The author’s intimate descriptions of an early Alaska sky and the heavy words of the families living below it is evidence enough of her time spent there. Halscheid worked with an Inupiaq Eskimo tribe on White Mountain, and received a residency in Homer. In an aching piece entitled “Clan of the Owl – tale of an Inupiaq tribe”, Halscheid speaks of a man who lost his son when his snowmobile broke through the river’s ice. A white owl appeared in the sky at the time of his son’s death, a symbol of the tribe’s belief in the afterlife and the intimate connection between human and animal. “The way Rose tells it was like the spirit of his son/was in the form of an animal and there/was a strange light around and wind like/a slight brushing of feathers and feathers as/the sound of death passing through to/the other side of the world.” Stitching together this understanding of life and death through the eyes of the Eskimos with her own confusion at her father’s failing health creates a beautiful and undulating story of life from one culture to another.

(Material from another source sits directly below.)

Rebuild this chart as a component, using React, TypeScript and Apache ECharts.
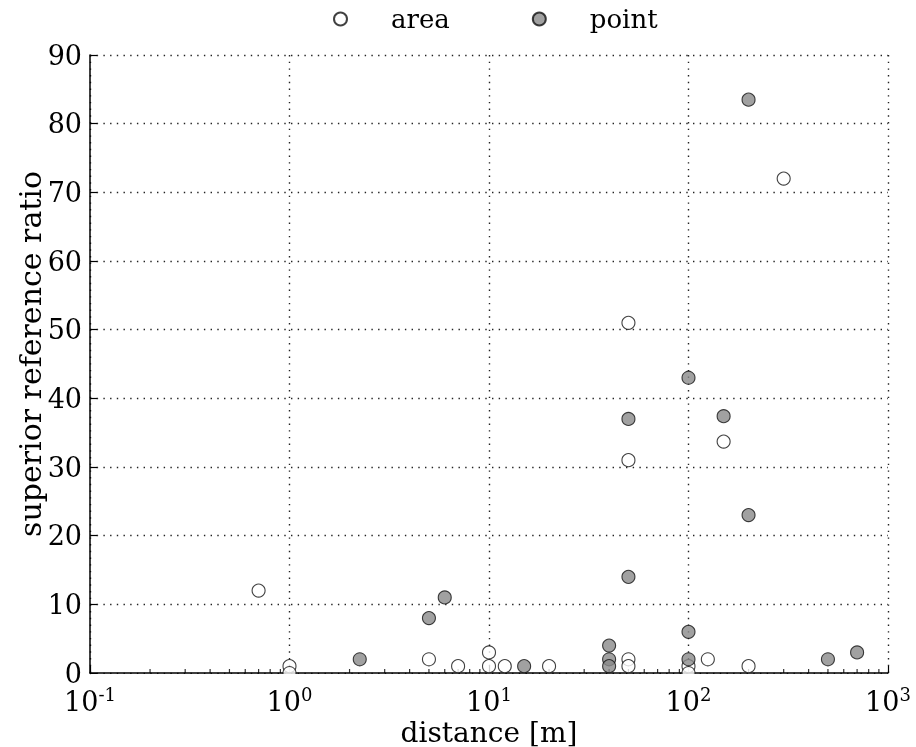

As Halscheid moves us through more flashing moments of family, illness and those mutual emotions that connect us all as humans, she also interjects with fleeting tales of deep love, and in one poem describes the body as something readable, with “shoulder blades arched/like sides of an open book.” “Love, I want to say, I want to say, love/touches the body, the entire body, Let it be.” By the very end we are swooning, and the author is dancing in our wake. “The room is an open tale, let us say the ceiling has stars:/wishful, burning, exploding to earth.”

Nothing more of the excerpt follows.